Fruits and Vegetables
This one should come as no surprise: fruits and vegetables are good for you. They provide high amounts of antioxidants, which help ward off infection and disease. A diet full of these plant-based foods helps you keep a healthy weight, which reduces your risk for a number of medical conditions, including heart disease, type 2 diabetes, and certain cancers. The recommended servings of fruit per day are two to four, and you should go for three to five servings of vegetables each day. It is especially helpful to eat a variety of fruits and vegetables in your snacks and meals. Doing this increases your nutritional intake and helps you consume fewer calories by filling you up before you get to the starches, fats, and meat on your plate.

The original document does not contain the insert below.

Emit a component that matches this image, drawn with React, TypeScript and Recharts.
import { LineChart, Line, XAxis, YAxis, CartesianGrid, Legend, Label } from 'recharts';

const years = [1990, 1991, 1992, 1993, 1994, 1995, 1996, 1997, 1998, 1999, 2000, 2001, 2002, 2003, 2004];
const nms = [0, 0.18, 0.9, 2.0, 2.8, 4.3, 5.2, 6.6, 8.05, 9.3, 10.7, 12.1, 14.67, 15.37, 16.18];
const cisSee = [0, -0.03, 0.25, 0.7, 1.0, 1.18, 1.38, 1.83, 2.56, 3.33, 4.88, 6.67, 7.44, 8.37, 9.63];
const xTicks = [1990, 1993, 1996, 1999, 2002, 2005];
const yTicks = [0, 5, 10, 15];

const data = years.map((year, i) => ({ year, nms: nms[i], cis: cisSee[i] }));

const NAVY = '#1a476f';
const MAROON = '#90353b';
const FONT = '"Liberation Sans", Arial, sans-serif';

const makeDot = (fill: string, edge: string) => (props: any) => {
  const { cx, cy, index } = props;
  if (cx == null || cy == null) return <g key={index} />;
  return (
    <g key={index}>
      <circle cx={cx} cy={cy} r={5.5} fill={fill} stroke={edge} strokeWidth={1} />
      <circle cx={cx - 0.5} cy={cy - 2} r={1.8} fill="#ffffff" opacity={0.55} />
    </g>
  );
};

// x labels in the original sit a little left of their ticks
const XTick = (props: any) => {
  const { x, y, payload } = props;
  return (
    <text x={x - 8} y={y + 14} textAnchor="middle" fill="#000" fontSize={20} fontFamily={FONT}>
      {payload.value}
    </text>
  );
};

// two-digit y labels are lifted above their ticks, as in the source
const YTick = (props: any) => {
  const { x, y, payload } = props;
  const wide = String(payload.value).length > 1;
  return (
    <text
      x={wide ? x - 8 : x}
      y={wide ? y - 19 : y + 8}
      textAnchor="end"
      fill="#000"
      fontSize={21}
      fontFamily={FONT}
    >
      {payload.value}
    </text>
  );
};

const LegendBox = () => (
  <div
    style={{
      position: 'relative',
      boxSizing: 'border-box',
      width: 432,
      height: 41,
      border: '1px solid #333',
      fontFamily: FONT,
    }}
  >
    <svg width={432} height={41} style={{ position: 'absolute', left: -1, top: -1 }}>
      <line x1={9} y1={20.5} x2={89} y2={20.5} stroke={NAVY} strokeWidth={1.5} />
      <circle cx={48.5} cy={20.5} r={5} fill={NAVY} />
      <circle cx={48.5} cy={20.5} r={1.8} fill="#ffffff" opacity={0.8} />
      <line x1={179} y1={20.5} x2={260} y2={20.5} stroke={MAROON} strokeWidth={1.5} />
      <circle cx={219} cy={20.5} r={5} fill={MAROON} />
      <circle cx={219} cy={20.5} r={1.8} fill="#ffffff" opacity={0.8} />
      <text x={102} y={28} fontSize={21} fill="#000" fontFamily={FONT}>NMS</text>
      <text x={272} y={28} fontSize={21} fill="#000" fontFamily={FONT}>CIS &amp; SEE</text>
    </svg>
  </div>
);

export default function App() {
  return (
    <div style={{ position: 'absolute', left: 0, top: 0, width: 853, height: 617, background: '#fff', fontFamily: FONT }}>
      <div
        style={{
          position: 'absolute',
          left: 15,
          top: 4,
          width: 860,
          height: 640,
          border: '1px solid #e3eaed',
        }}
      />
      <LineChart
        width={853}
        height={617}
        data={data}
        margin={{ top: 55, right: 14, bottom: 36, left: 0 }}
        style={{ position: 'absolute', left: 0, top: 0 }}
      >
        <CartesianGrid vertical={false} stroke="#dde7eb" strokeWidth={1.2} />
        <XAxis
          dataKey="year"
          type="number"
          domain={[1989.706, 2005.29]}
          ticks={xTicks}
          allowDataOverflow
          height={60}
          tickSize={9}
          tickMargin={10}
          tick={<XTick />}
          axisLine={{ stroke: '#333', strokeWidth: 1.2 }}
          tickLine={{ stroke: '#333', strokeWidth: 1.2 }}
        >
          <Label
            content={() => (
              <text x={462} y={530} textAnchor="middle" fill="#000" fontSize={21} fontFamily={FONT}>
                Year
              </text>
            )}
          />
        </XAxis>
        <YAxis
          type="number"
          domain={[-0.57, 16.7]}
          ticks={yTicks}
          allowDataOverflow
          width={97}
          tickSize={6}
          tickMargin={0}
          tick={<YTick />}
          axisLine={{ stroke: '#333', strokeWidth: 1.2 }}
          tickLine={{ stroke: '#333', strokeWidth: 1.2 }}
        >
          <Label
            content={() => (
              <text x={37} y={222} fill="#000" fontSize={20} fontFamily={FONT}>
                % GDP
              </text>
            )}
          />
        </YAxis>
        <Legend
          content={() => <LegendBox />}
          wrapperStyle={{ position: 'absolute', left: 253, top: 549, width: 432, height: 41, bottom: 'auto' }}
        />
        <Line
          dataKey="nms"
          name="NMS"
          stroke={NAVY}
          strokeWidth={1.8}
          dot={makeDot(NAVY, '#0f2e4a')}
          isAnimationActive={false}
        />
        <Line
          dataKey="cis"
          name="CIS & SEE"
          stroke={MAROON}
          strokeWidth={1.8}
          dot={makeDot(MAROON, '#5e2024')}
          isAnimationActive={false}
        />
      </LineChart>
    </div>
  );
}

Also known as the anti-aging fat, omega-3 fatty acids found in fatty fish are essential for a long, healthy life. Omega-3 fats have been shown to improve your brain function and the health of your heart; reduce depression and schizophrenia; and lower your risk of certain cancers including colon, prostate, and breast. Examples of fatty fish are tuna, salmon, trout, mackerel, halibut, flounder, and herring. Try to have at least two three-ounce servings of fatty fish a week and a daily serving of another source of omega-3 fatty acids, such as ground flaxseed, flaxseed oil, canola oil, leafy greens, walnuts, or walnut oil.

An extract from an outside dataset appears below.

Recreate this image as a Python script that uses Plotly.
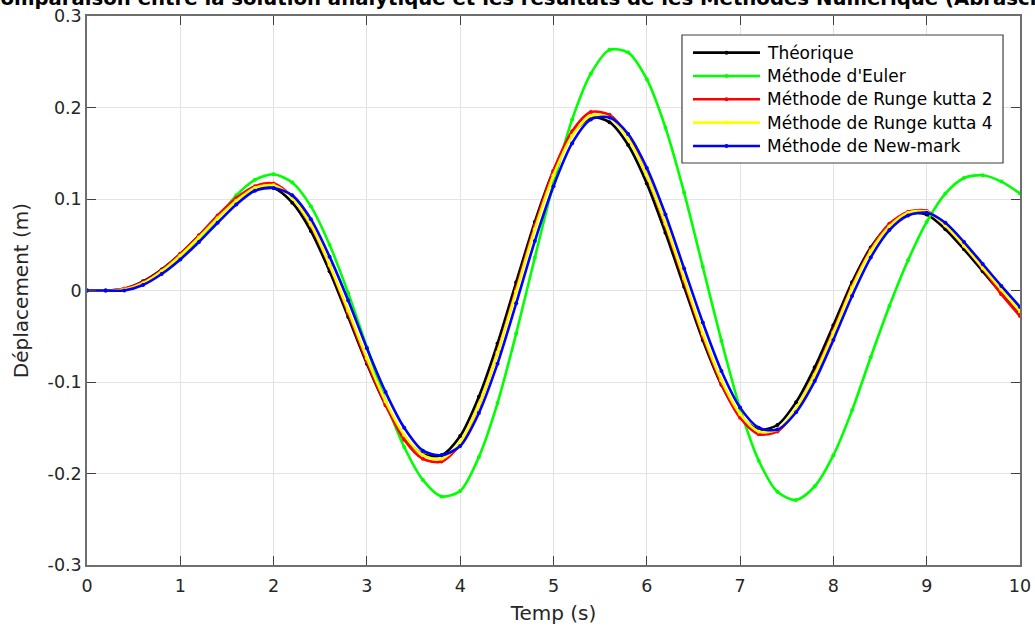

Research shows that whole grains are another food that may help you live longer. Not only are whole grains naturally low in fat and high in fiber, but they are also a great source of key vitamins, minerals, and complex carbohydrates.
This combination of goodness has been shown to lower your risk for diabetes, heart disease, cancers, and more. Whole wheat, barley, oats, brown rice, spelt, and quinoa are all examples of whole grains to sprinkle in your diet. Many refined carbohydrates including breads, cereals, pastas, rice, and snack foods have added fiber and are labeled as “enriched,” but it is the whole grain equivalents that offer the most health benefits. So if you want maximum benefit from your grains, make sure the first ingredient on the nutrition label of the food you’re going to eat is whole grain.
Mediterranean Vs. Western
A Mediterranean-style diet is rich in whole grains, fruits, vegetables, nuts, beans, and fish. Those who live in the Mediterranean coastal region have set a good example for the rest of the world. Their diet of mostly plant-based foods and monounsaturated fats with plenty of physical exercise isn’t considered a “diet,” but rather a lifestyle that leads to a long, healthy life and a much lower risk of chronic disease.
This is opposed to a “Western” diet, which includes refined grains, red and processed meats, sugary foods, French fries and processed foods, all which lead to a higher incidence of chronic diseases.
Three for the Road
Want to live longer? Eat lots of high-fiber plant-based foods, minimize foods and beverages high in sugar, and go with low-fat or fat-free dairy products.